DIRECTIONS: Repeat every line of the listing below exactly, minus the pictures.

======== AVAILABLE DATA

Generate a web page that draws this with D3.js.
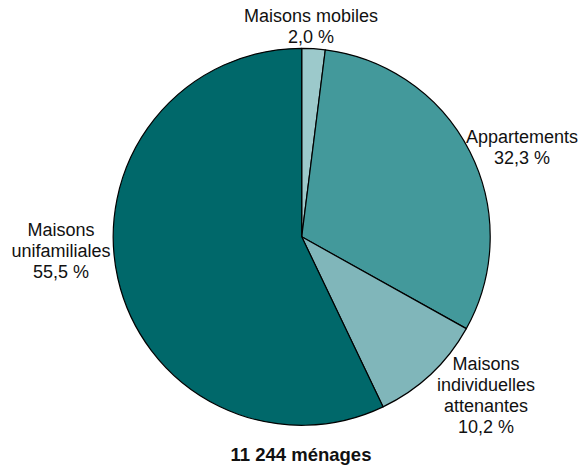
<!DOCTYPE html>
<html><head><meta charset="utf-8">
<script src="https://cdn.jsdelivr.net/npm/d3@7/dist/d3.min.js"></script>
<style>body{margin:0;background:#fff}svg{display:block}</style>
</head><body>
<svg id="c" width="581" height="467"></svg>
<script>
const categories = ["Maisons mobiles", "Appartements", "Maisons individuelles attenantes", "Maisons unifamiliales"];
// wedge shares as drawn in the picture (percent)
const values = [2.0, 31.1, 9.8, 57.1];
// percentages printed in the labels
const valueLabels = ["2,0 %", "32,3 %", "10,2 %", "55,5 %"];
const labelLines = [["Maisons mobiles"], ["Appartements"], ["Maisons", "individuelles", "attenantes"], ["Maisons", "unifamiliales"]];
const colors = ["#9cc9cb", "#43999b", "#80b6ba", "#00686a"];
const total = "11 244 ménages";

const svg = d3.select("#c");
const cx = 301.7, cy = 236.8, r = 188.5;
const pie = d3.pie().sort(null).value(d => d);
const arc = d3.arc().innerRadius(0).outerRadius(r);
const g = svg.append("g").attr("transform", `translate(${cx},${cy})`);
const arcs = pie(values);
g.selectAll("path").data(arcs).join("path")
  .attr("d", arc).attr("fill", (d, i) => colors[i])
  .attr("stroke", "#000").attr("stroke-width", 1.2).attr("stroke-linejoin", "round");

// label anchor positions (centre x, first baseline y)
const labelPos = [[311, 22], [522, 143], [486, 370], [61, 235.5]];
const lh = 21;
labelLines.forEach((lines, i) => {
  const t = svg.append("text").attr("text-anchor", "middle")
    .attr("font-family", "'Liberation Sans', Arial, sans-serif").attr("font-size", 18).attr("fill", "#111");
  lines.concat([valueLabels[i]]).forEach((s, j) => {
    t.append("tspan").attr("x", labelPos[i][0]).attr("y", labelPos[i][1] + j * lh).text(s);
  });
});
svg.append("text").attr("x", 301).attr("y", 461).attr("text-anchor", "middle")
  .attr("font-family", "'Liberation Sans', Arial, sans-serif").attr("font-size", 18.5).attr("font-weight", "bold")
  .attr("fill", "#111").text(total);
</script>
</body></html>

================

EXPECTED ANSWER:
Generate a web page that draws this with D3.js.
<!DOCTYPE html>
<html><head><meta charset="utf-8">
<script src="https://cdn.jsdelivr.net/npm/d3@7/dist/d3.min.js"></script>
<style>body{margin:0;background:#fff}svg{display:block}</style>
</head><body>
<svg id="c" width="581" height="467"></svg>
<script>
const categories = ["Maisons mobiles", "Appartements", "Maisons individuelles attenantes", "Maisons unifamiliales"];
// wedge shares as drawn in the picture (percent)
const values = [2.0, 31.1, 9.8, 57.1];
// percentages printed in the labels
const valueLabels = ["2,0 %", "32,3 %", "10,2 %", "55,5 %"];
const labelLines = [["Maisons mobiles"], ["Appartements"], ["Maisons", "individuelles", "attenantes"], ["Maisons", "unifamiliales"]];
const colors = ["#9cc9cb", "#43999b", "#80b6ba", "#00686a"];
const total = "11 244 ménages";

const svg = d3.select("#c");
const cx = 301.7, cy = 236.8, r = 188.5;
const pie = d3.pie().sort(null).value(d => d);
const arc = d3.arc().innerRadius(0).outerRadius(r);
const g = svg.append("g").attr("transform", `translate(${cx},${cy})`);
const arcs = pie(values);
g.selectAll("path").data(arcs).join("path")
  .attr("d", arc).attr("fill", (d, i) => colors[i])
  .attr("stroke", "#000").attr("stroke-width", 1.2).attr("stroke-linejoin", "round");

// label anchor positions (centre x, first baseline y)
const labelPos = [[311, 22], [522, 143], [486, 370], [61, 235.5]];
const lh = 21;
labelLines.forEach((lines, i) => {
  const t = svg.append("text").attr("text-anchor", "middle")
    .attr("font-family", "'Liberation Sans', Arial, sans-serif").attr("font-size", 18).attr("fill", "#111");
  lines.concat([valueLabels[i]]).forEach((s, j) => {
    t.append("tspan").attr("x", labelPos[i][0]).attr("y", labelPos[i][1] + j * lh).text(s);
  });
});
svg.append("text").attr("x", 301).attr("y", 461).attr("text-anchor", "middle")
  .attr("font-family", "'Liberation Sans', Arial, sans-serif").attr("font-size", 18.5).attr("font-weight", "bold")
  .attr("fill", "#111").text(total);
</script>
</body></html>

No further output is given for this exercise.